I quit Twitter for a couple of weeks last month. I was frustrated by how closed off so many people are to non-ideological evaluation of argument and evidence and by how readily some people impute nefarious motives to other people with whom they disagree. I had just been through an exceedingly unpleasant multi-front debate over much-publicized findings about inequality I'd argued were not robust to methodological changes I found more defensible. That argument led to repeated mischaracterization of my point in writing the piece and to accusations that I'd cherry-picked my results to mislead readers.

Most frustratingly, this charge of cherry-picking–from the researcher whose findings I criticized–was based on a claim about data analysis that was obviously wrong to anyone who has done any sort of income trend analysis. As angry as I was at the cherry-picking charge, I was equally incensed at the researcher's unwillingness to admit that she was just wrong about her analytic claim. I was also nearly as bothered that no one outside the debate stepped in to adjudicate it and back me up.

It was a perfect distillation of everything I hate about the policy-politics-journalism nexus–my chosen professional ecosystem. It was only the latest in a series of such episodes I've experienced over the past nine years I've lived in Washington D.C., first as a moderately-left-of-center Democrat arguing with other Democrats and more recently as a moderately-right-of-center Independent. When I tell “civilians” from outside my ecosystem what I do, I regularly am near-apologetic about it, emphasizing how I hate the political polarization of my profession and the incivility.

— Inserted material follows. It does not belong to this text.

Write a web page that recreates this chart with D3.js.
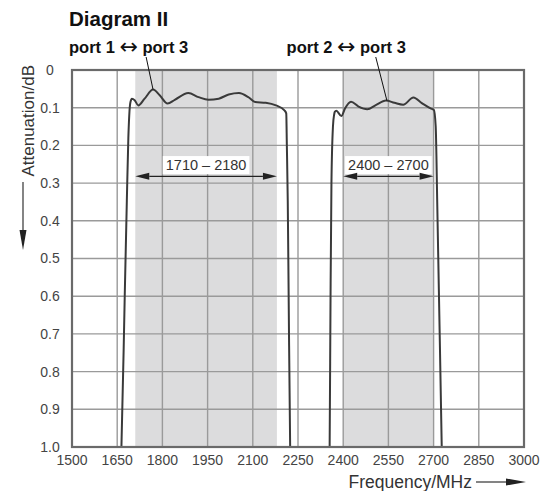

But of course, I also have contributed to it.

There is some irony in the fact that I recently accused researchers at the Center for American Progress of an “amateur-hour” mistake that involved double-counting, since I had been accused of double-counting in the debate that drove me off Twitter. As in that earlier dispute, the charge was incorrect, a fact that only became apparent to me as the accuser after my piece had been published and after I'd made more than one condescending remark about CAP's analysis on Twitter. (Unlike the earlier dispute where I was the accused, I never suggested the CAP researchers were trying to mislead anyone.)

People who know me–even those who regularly disagree with me and who don't like me, I think–know that I value integrity above nearly all else. Valuing integrity means admitting when one is wrong, and for reasons that end up being technical but beside the point, I was wrong in my specific charge of double-counting against the CAP researchers. I have requested that both National Review and my economics21 colleagues update the piece in question with a note to this effect and I have no reason to think they won't. Obviously they bear no responsibility for my mistake.

To be clear, I do believe that other statements in the report I criticized and a comment by CAP president Neera Tanden in the Vox.com piece that highlighted the report do in fact double-count in the way I (incorrectly) said that a specific chart did. And I have other criticisms of that chart and the report in general. I strongly disagree with many of CAP's “middle-class squeeze” claims and think its “middle-out economics” strategy is misguided. But the charge I leveled of an “amateur-hour” mistake was unquestionably wrong.

But really, even if the charge had been right, I should still be apologizing. We can disagree (strongly!) with each other but do it in a respectful way. The tone I used in my piece and in a few subsequent tweets–one into which I have slipped before–was unproductive and uncivil. For that, I apologize unreservedly to Tanden and the CAP researchers (and for that matter to any other targets of past incivility).